_Task prompt_
Exactly retype the lines from the top of the data through the line containing "($(in1.south)+(0,15)$) -- ($(in2.north)+(0,-13)$);", leaving out every picture.

_Material_
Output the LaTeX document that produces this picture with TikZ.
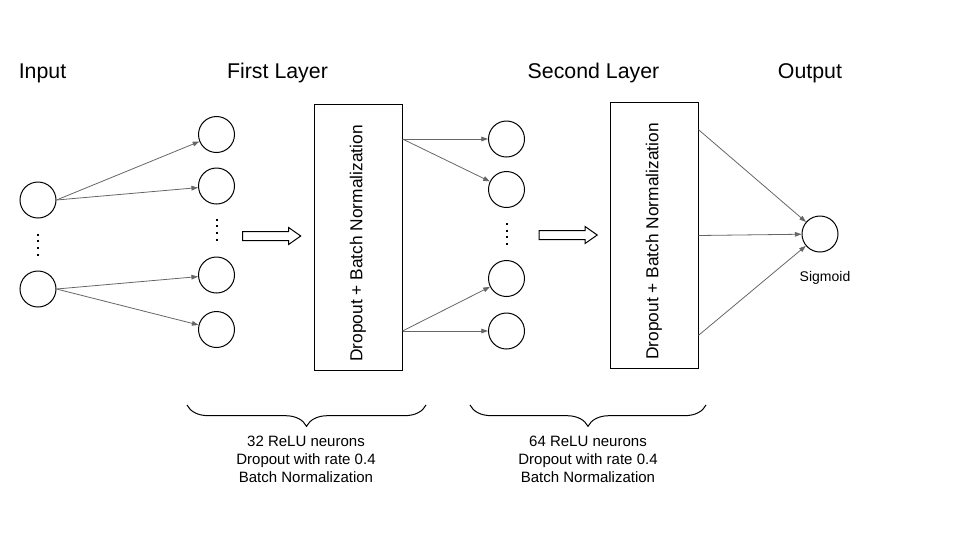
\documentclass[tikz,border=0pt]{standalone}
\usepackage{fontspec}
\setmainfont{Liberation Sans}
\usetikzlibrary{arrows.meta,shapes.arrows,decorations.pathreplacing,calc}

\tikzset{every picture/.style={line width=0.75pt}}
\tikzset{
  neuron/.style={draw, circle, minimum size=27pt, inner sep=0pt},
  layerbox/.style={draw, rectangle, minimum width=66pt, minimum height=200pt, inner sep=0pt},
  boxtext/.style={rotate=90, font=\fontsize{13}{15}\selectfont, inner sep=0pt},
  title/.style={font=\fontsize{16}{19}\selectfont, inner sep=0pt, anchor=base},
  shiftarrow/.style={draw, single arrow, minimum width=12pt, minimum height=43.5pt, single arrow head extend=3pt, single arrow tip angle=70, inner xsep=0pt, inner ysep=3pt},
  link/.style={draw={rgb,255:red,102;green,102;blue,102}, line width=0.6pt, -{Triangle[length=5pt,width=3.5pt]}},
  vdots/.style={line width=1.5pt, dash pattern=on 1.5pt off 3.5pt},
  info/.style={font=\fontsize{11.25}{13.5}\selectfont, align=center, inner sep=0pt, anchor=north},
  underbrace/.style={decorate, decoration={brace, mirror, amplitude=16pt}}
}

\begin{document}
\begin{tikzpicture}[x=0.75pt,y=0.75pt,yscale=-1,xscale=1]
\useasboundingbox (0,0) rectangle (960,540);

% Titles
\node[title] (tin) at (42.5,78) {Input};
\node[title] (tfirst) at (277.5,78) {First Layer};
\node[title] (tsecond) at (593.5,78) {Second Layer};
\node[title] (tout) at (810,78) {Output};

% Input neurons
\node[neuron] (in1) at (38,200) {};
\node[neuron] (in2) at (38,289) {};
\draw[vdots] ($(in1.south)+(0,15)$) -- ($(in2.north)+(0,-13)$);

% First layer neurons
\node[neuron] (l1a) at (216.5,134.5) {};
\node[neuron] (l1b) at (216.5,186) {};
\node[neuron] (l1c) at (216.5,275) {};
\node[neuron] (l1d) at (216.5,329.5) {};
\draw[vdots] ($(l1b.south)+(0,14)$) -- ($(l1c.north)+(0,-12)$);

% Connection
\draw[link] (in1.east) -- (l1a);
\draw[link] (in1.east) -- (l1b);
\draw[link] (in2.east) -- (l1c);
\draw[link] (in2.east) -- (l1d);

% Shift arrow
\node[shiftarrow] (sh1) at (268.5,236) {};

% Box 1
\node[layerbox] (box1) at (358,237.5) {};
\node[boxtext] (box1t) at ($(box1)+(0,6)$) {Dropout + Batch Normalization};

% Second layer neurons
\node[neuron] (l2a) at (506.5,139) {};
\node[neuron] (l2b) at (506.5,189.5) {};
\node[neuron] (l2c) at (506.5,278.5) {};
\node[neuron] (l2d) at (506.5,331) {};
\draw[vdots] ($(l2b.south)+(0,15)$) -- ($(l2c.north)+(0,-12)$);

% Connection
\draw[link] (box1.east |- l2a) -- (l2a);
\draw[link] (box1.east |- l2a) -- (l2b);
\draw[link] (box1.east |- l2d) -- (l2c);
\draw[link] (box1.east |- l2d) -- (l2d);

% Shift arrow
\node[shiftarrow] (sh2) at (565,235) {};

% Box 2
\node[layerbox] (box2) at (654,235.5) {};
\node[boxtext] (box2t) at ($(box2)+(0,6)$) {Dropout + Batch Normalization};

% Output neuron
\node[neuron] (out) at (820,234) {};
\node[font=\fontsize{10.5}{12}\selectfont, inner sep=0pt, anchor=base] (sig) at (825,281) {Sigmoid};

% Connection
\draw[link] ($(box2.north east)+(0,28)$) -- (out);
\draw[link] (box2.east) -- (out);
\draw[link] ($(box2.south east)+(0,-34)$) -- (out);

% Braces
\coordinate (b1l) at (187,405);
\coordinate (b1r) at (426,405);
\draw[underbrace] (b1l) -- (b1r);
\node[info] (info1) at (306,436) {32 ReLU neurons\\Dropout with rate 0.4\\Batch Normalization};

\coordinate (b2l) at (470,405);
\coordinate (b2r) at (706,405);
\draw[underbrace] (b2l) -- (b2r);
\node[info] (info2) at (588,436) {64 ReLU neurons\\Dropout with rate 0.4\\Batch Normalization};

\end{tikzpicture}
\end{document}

_Task answer_
Output the LaTeX document that produces this picture with TikZ.
\documentclass[tikz,border=0pt]{standalone}
\usepackage{fontspec}
\setmainfont{Liberation Sans}
\usetikzlibrary{arrows.meta,shapes.arrows,decorations.pathreplacing,calc}

\tikzset{every picture/.style={line width=0.75pt}}
\tikzset{
  neuron/.style={draw, circle, minimum size=27pt, inner sep=0pt},
  layerbox/.style={draw, rectangle, minimum width=66pt, minimum height=200pt, inner sep=0pt},
  boxtext/.style={rotate=90, font=\fontsize{13}{15}\selectfont, inner sep=0pt},
  title/.style={font=\fontsize{16}{19}\selectfont, inner sep=0pt, anchor=base},
  shiftarrow/.style={draw, single arrow, minimum width=12pt, minimum height=43.5pt, single arrow head extend=3pt, single arrow tip angle=70, inner xsep=0pt, inner ysep=3pt},
  link/.style={draw={rgb,255:red,102;green,102;blue,102}, line width=0.6pt, -{Triangle[length=5pt,width=3.5pt]}},
  vdots/.style={line width=1.5pt, dash pattern=on 1.5pt off 3.5pt},
  info/.style={font=\fontsize{11.25}{13.5}\selectfont, align=center, inner sep=0pt, anchor=north},
  underbrace/.style={decorate, decoration={brace, mirror, amplitude=16pt}}
}

\begin{document}
\begin{tikzpicture}[x=0.75pt,y=0.75pt,yscale=-1,xscale=1]
\useasboundingbox (0,0) rectangle (960,540);

% Titles
\node[title] (tin) at (42.5,78) {Input};
\node[title] (tfirst) at (277.5,78) {First Layer};
\node[title] (tsecond) at (593.5,78) {Second Layer};
\node[title] (tout) at (810,78) {Output};

% Input neurons
\node[neuron] (in1) at (38,200) {};
\node[neuron] (in2) at (38,289) {};
\draw[vdots] ($(in1.south)+(0,15)$) -- ($(in2.north)+(0,-13)$);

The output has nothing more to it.